## start

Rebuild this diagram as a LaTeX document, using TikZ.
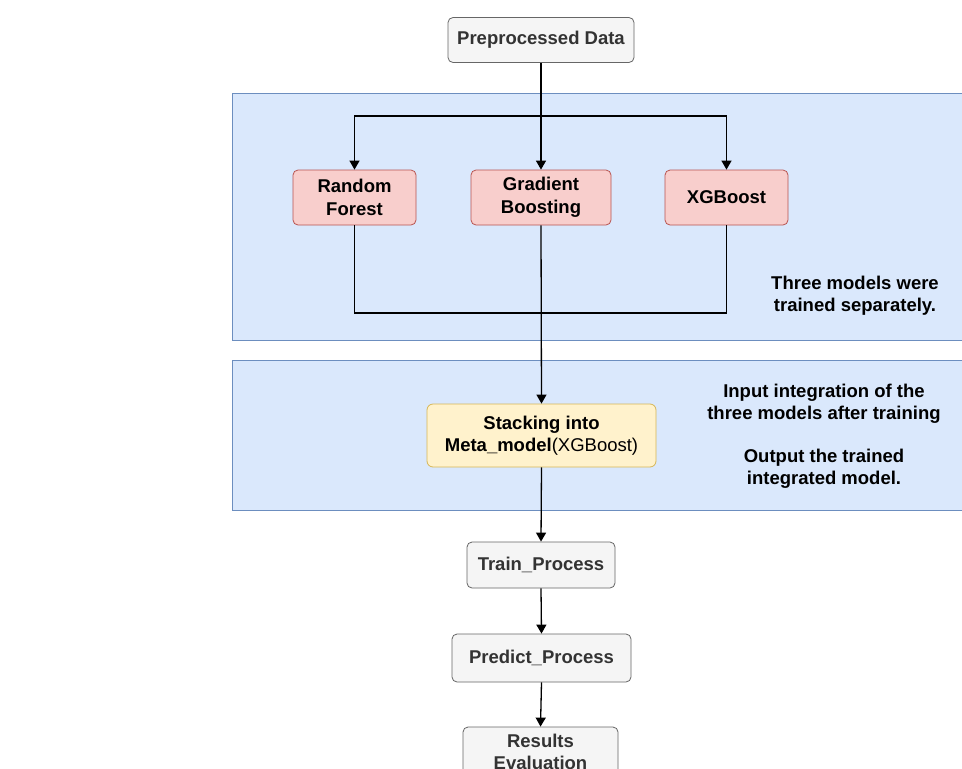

## end
## start

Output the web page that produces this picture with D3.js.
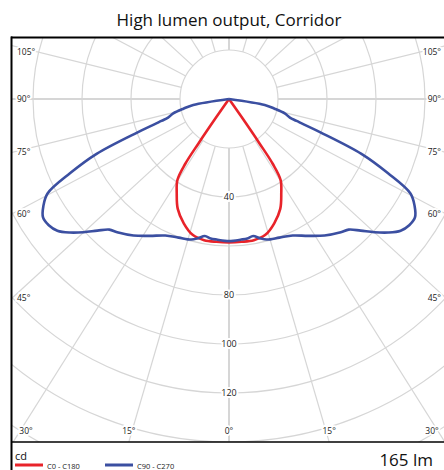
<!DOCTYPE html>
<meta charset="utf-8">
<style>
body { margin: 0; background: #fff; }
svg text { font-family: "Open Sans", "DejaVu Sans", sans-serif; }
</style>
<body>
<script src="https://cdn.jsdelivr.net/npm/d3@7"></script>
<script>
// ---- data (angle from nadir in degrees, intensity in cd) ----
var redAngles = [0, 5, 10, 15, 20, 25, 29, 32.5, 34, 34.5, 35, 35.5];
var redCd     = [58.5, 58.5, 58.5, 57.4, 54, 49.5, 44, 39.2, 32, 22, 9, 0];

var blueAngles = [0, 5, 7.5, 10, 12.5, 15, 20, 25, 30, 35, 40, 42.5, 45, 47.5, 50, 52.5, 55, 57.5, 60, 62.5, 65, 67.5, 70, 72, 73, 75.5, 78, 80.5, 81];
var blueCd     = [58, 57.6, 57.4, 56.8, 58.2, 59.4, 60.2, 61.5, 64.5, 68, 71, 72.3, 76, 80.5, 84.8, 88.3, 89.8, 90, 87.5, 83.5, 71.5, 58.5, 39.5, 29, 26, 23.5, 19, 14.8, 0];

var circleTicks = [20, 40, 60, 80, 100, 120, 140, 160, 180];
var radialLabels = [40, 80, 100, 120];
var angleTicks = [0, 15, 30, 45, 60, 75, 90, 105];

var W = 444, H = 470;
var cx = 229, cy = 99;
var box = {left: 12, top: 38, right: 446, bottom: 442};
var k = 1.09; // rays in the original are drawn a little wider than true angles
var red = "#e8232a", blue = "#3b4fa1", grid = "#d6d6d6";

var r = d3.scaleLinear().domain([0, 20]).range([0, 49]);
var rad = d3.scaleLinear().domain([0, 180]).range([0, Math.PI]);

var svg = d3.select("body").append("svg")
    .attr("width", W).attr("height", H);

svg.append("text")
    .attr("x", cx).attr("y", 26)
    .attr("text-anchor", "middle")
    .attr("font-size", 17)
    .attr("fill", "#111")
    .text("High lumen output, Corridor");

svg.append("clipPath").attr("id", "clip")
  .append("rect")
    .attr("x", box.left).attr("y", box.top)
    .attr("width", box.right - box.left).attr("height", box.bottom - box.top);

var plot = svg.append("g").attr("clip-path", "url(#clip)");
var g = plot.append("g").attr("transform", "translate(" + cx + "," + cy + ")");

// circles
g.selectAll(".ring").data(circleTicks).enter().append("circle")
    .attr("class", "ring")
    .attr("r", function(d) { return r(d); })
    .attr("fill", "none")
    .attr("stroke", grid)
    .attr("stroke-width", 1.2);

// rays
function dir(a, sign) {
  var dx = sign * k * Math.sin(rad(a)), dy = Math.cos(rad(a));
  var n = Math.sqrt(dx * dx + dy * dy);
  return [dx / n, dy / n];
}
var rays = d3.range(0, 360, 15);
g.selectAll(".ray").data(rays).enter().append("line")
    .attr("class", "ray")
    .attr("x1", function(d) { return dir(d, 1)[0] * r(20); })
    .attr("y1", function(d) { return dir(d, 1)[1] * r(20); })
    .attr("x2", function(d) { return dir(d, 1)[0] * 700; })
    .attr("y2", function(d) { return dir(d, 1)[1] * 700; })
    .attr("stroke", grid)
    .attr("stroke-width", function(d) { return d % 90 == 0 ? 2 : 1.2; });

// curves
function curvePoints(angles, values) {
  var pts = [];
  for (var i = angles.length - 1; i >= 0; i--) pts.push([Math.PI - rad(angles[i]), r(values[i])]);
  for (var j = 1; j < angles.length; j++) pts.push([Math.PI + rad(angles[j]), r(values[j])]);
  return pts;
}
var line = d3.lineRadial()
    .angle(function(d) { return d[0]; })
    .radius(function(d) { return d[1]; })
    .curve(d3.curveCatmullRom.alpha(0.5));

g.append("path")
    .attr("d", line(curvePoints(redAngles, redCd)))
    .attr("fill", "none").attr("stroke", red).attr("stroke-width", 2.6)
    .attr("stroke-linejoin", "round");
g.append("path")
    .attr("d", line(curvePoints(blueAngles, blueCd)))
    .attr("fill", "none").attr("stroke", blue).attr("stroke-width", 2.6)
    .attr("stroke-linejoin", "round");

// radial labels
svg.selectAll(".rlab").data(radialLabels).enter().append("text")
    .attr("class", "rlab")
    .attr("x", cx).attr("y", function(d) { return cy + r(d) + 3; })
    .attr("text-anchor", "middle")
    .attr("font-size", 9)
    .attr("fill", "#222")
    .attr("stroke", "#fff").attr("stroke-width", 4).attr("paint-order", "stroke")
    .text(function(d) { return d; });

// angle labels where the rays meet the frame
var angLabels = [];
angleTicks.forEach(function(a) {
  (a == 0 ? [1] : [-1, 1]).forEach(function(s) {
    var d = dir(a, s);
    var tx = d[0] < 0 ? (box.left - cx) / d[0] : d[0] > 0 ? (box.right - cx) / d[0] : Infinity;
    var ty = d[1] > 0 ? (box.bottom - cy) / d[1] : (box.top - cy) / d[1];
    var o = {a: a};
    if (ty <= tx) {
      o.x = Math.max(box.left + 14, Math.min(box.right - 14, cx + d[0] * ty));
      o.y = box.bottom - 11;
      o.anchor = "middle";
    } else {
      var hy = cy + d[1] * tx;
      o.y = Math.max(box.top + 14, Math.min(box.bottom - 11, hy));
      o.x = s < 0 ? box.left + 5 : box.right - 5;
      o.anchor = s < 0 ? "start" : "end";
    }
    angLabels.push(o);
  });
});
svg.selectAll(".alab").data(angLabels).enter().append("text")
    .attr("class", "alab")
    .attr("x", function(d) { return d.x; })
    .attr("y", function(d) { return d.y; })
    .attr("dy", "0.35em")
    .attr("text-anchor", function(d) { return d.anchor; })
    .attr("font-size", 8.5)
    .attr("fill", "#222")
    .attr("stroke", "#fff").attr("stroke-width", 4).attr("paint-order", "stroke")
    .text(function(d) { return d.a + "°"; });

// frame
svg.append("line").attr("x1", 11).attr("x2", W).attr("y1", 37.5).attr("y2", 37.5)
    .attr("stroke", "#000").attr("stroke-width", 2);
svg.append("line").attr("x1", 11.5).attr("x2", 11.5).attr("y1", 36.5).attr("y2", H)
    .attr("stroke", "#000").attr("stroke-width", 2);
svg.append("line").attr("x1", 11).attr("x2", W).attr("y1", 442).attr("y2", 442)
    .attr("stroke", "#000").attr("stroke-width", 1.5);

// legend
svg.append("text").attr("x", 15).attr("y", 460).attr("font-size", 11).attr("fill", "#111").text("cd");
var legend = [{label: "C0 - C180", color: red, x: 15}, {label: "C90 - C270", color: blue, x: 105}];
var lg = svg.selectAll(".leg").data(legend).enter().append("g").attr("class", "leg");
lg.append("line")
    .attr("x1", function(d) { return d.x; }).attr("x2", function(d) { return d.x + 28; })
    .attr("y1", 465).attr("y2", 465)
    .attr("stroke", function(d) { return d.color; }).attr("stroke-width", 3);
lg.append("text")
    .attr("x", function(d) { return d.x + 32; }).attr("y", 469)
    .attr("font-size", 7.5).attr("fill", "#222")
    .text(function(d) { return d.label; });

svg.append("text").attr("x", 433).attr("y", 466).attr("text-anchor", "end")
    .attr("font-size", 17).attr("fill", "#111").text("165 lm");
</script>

## end

Above are some records. Count the lines among them with the word "picture", and answer with the number only.

OUTPUT OF THE TASK -> 1